Density functional study of FeS, FeSe, and FeTe: Electronic structure, magnetism, phonons, and superconductivity

We report density functional calculations of the electronic structure, Fermi surface, phonon spectrum, magnetism, and electron-phonon coupling for the superconducting phase FeSe, as well as the related compounds FeS and FeTe. We find that the Fermi-surface structure of these compounds is very similar to that of the Fe-As based superconductors, with cylindrical electron sections at the zone corner, cylindrical hole surface sections, and depending on the compound, other small hole sections at the zone center.
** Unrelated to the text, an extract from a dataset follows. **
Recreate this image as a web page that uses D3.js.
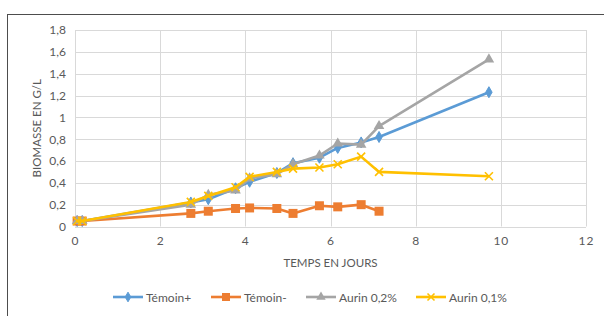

As in the Fe-As based materials, these surfaces are separated by a two-dimensional nesting vector at $\left(\pi ,\pi \right)$. The density of states, nesting, and Fermi-surface size increase, going from FeSe to FeTe. Both FeSe and FeTe show spin-density wave (SDW) ground states, while FeS is close to instability. In a scenario where superconductivity is mediated by spin fluctuations at the SDW nesting vector, the strongest superconductor in this series would be doped FeTe.

Figure 1

Band structures of FeS (top), FeSe (middle), and FeTe (bottom) from non-spin-polarized calculations with the LDA relaxed $X$ heights.

Figure 2

(Color online) Electronic DOS and projection onto the LAPW Fe and chalcogen spheres indicating the Fe $\text{Fe}d$ and chalcogen $p$ contributions for FeS (top), FeSe (middle), and FeTe (bottom) as in Fig. 1.

Figure 3

(Color online) LDA Fermi surface of FeS, FeSe, and FeTe from non-spin-polarized calculations with the LDA relaxed $X$ heights. The corners are $\Gamma$ points.

Figure 4

Calculated GGA phonon dispersions of non-spin-polarized FeSe.

Figure 5

Calculated GGA phonon density of state $G\left(\omega \right)$ and electron-phonon spectral function ${\alpha }^{2}F\left(\omega \right)$ for FeSe.